→ **WRITTEN EXERCISE**: Begin with the first line of the material and copy each line word for word through the line that contains "const rightArrow = [1323, 1494, 141];"; the pictures are left out.
* BEGIN *
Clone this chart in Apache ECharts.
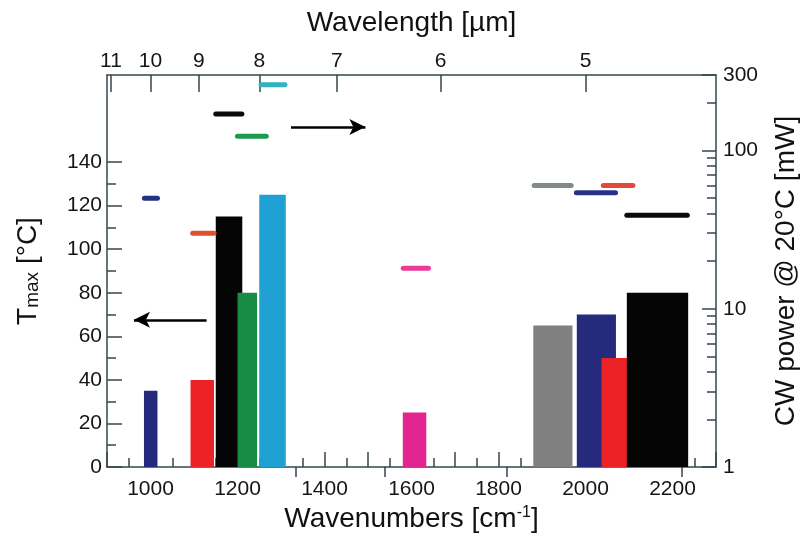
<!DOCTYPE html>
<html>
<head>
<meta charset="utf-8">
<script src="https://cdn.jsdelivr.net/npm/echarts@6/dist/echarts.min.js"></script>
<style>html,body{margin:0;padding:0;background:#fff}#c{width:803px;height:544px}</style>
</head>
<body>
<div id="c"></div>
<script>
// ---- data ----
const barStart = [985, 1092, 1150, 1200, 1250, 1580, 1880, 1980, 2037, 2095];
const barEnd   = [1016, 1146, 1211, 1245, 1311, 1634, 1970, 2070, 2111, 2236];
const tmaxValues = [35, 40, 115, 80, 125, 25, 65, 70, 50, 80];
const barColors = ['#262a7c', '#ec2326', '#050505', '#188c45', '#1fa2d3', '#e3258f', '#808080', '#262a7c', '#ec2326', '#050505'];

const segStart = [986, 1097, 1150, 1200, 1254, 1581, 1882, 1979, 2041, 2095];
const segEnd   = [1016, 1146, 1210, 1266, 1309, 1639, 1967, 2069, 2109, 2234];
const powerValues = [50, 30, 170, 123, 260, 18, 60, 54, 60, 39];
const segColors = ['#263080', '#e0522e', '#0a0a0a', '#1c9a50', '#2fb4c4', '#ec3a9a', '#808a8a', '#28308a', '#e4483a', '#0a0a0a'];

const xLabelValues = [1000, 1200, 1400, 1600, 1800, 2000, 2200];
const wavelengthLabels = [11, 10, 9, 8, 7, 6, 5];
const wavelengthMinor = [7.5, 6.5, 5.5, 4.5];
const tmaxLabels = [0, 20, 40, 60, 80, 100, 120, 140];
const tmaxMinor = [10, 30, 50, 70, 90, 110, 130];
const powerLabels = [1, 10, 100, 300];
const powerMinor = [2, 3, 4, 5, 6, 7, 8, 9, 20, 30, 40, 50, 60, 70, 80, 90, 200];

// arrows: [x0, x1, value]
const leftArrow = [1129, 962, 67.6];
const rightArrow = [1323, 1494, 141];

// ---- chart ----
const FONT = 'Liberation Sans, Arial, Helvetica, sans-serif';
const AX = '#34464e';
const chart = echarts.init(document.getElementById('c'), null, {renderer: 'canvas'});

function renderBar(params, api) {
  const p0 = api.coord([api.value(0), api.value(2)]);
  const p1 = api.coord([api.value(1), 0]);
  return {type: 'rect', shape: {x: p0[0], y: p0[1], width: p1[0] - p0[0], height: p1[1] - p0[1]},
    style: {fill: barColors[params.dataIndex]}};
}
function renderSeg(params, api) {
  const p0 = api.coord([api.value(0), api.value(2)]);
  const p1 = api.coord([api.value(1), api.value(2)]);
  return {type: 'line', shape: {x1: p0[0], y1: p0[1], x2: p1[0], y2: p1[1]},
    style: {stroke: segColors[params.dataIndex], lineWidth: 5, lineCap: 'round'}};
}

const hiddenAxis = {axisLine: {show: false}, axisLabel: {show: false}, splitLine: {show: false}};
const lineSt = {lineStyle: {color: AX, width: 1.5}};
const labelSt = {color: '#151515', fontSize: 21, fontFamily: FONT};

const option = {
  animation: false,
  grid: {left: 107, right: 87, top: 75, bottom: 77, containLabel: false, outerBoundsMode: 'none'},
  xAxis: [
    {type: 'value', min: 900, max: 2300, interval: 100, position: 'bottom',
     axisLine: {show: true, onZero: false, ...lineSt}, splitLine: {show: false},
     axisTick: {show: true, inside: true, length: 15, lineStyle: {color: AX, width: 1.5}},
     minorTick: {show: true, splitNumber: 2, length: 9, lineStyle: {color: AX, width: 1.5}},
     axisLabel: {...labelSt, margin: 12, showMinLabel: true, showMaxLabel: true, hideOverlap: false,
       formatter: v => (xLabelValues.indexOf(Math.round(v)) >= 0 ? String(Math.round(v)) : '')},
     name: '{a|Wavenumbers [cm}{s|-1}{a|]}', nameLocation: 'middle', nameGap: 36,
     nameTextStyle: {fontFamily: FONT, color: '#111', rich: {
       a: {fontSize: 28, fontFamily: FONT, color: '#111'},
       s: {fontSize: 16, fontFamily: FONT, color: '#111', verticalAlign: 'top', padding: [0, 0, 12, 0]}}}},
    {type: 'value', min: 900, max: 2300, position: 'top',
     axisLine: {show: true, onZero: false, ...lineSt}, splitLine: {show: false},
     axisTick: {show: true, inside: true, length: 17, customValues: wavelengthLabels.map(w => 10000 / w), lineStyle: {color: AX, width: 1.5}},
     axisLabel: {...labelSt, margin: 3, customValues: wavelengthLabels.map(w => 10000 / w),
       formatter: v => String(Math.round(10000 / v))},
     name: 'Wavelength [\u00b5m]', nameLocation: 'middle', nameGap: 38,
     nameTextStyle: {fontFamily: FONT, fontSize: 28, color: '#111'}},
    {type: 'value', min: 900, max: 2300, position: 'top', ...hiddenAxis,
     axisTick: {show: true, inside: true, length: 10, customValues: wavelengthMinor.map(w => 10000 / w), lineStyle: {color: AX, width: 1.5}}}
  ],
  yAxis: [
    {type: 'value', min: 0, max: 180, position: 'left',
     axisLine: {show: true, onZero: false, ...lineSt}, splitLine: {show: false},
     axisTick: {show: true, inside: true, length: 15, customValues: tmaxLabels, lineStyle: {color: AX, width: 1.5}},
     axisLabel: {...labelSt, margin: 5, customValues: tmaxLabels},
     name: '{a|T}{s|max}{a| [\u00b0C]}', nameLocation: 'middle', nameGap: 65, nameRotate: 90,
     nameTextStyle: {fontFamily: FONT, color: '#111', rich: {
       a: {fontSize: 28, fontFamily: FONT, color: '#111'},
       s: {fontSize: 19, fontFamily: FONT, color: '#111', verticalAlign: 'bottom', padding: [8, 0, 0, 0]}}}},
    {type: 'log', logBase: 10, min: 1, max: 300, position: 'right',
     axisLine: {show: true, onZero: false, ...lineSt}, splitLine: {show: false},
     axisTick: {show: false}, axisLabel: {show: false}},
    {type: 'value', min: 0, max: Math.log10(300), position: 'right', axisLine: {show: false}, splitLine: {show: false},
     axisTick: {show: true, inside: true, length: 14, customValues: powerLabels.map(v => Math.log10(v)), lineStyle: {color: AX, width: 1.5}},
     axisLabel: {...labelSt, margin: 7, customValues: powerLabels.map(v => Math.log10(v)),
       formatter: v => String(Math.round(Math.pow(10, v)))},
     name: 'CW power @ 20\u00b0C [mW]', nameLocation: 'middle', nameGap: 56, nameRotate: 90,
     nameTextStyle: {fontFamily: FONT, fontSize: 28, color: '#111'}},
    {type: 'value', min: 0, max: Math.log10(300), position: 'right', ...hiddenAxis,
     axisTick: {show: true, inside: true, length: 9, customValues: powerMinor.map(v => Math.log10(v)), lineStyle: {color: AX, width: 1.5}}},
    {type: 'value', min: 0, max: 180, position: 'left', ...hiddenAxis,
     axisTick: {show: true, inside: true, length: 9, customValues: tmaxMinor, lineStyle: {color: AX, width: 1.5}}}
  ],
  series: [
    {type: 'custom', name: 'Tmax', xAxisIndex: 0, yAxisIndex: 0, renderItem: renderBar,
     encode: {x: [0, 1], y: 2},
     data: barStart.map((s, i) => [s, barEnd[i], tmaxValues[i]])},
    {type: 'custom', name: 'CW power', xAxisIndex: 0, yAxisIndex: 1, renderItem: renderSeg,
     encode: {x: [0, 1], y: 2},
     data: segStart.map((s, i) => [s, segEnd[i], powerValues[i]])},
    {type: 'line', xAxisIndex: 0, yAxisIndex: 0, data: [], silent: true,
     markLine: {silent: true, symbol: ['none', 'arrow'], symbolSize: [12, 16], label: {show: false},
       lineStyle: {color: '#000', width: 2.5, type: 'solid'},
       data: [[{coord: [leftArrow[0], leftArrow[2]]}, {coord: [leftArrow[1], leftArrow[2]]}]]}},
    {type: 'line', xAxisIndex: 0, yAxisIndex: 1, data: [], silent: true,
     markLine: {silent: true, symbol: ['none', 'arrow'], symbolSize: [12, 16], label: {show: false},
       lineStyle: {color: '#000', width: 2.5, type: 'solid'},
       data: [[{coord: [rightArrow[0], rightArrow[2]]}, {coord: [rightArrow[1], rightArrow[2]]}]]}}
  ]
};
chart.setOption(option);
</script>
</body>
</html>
* END *
→ **COMPLETE RESPONSE**:
Clone this chart in Apache ECharts.
<!DOCTYPE html>
<html>
<head>
<meta charset="utf-8">
<script src="https://cdn.jsdelivr.net/npm/echarts@6/dist/echarts.min.js"></script>
<style>html,body{margin:0;padding:0;background:#fff}#c{width:803px;height:544px}</style>
</head>
<body>
<div id="c"></div>
<script>
// ---- data ----
const barStart = [985, 1092, 1150, 1200, 1250, 1580, 1880, 1980, 2037, 2095];
const barEnd   = [1016, 1146, 1211, 1245, 1311, 1634, 1970, 2070, 2111, 2236];
const tmaxValues = [35, 40, 115, 80, 125, 25, 65, 70, 50, 80];
const barColors = ['#262a7c', '#ec2326', '#050505', '#188c45', '#1fa2d3', '#e3258f', '#808080', '#262a7c', '#ec2326', '#050505'];

const segStart = [986, 1097, 1150, 1200, 1254, 1581, 1882, 1979, 2041, 2095];
const segEnd   = [1016, 1146, 1210, 1266, 1309, 1639, 1967, 2069, 2109, 2234];
const powerValues = [50, 30, 170, 123, 260, 18, 60, 54, 60, 39];
const segColors = ['#263080', '#e0522e', '#0a0a0a', '#1c9a50', '#2fb4c4', '#ec3a9a', '#808a8a', '#28308a', '#e4483a', '#0a0a0a'];

const xLabelValues = [1000, 1200, 1400, 1600, 1800, 2000, 2200];
const wavelengthLabels = [11, 10, 9, 8, 7, 6, 5];
const wavelengthMinor = [7.5, 6.5, 5.5, 4.5];
const tmaxLabels = [0, 20, 40, 60, 80, 100, 120, 140];
const tmaxMinor = [10, 30, 50, 70, 90, 110, 130];
const powerLabels = [1, 10, 100, 300];
const powerMinor = [2, 3, 4, 5, 6, 7, 8, 9, 20, 30, 40, 50, 60, 70, 80, 90, 200];

// arrows: [x0, x1, value]
const leftArrow = [1129, 962, 67.6];
const rightArrow = [1323, 1494, 141];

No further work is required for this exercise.